Monday, October 11, 2010

book review: The Shimmer by David Morrell

David Morrell is widely known as the father of the modern action thriller.  He has penned such best sellers as: Rambo, First Blood, Brotherhood of the Rose, and Creepers.  His latest work, however, doesn't seem to live up to some of his previous works.  With The Shimmer, Morrell seems to have almost veered over into SyFy territory.
Morrell can't be faulted for his commitment to this book.  He puts his own spin on what is known as the Marfa Lights, an odd occurance outside of the town of Marfa in Southwest Texas.  After reading about the even in a newspaper article back in 2004, Morrell learned that James Dean had been fascinated by these so called lights back when he as filming a movie called Giant nearby.  Morrell expertly incorporates that bit of info into the story.  What results is an superb mix of fact and fiction.

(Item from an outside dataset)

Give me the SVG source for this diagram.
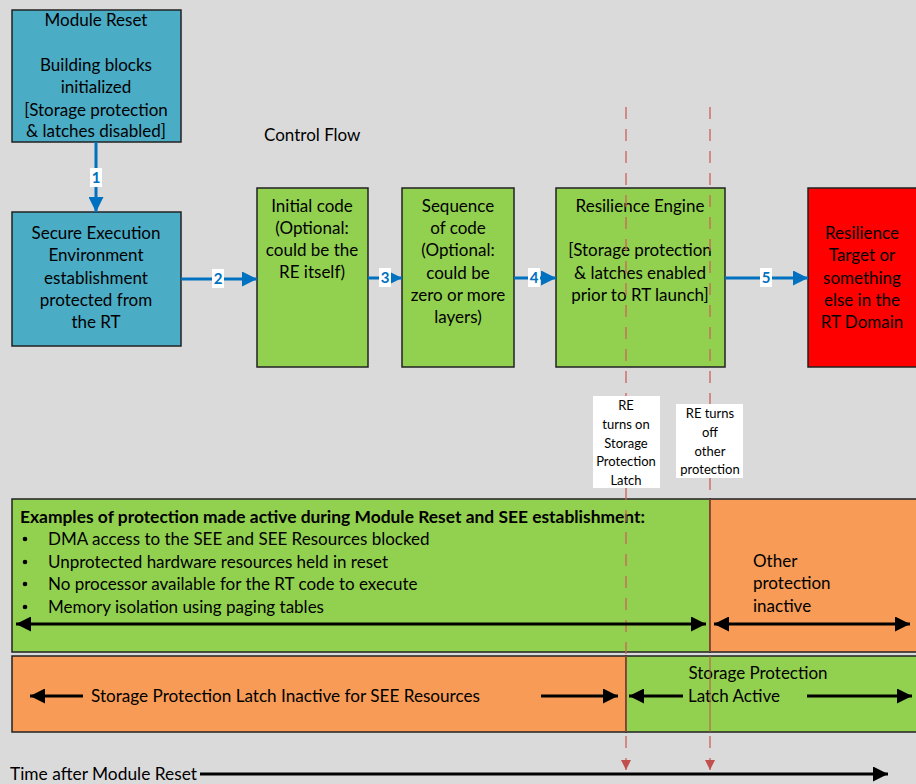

The story starts out with a lightning pace.  There is plenty of action right from the opening sequence.  Dan Page, a cop, witnesses, from his plane in the air, the fatal end to a police car chase.  Upon arriving home, he finds his wife Tori missing.  All she left behind was a cryptic letter.  This is the beginning of Page's quest to find his wife, which leads him to the Texas town of Rostov and, ultimately, to the lights.
Unfortunately, what starts out with such promise of action and adventure, fizzles out into just a hodgepodge of excessive violence.  Not that I am opposed to violence in books, just the opposite in fact.  However the killing and mayhem in The Shimmer do little to add to the overall story, and don't help move the plot along at all.  Lacking are the thought provoking explanations of the origin of the lights, or heartfelt histories of each character.  I often found myself not connecting with many of the main characters in the book, and more often than not, not really caring one way or the other if they made it through to the end.  Some of the questions with the protagonists and for that matter the overall antagonists, are answered in the end.  But there is still confusion, and the answers seemed to be a little predictable by that point in the book.
While maybe not the most shining example of the author's considerable talents for fiction, The Shimmer is overall an enjoyable and worthwhile read, especially to fans of David Morrell.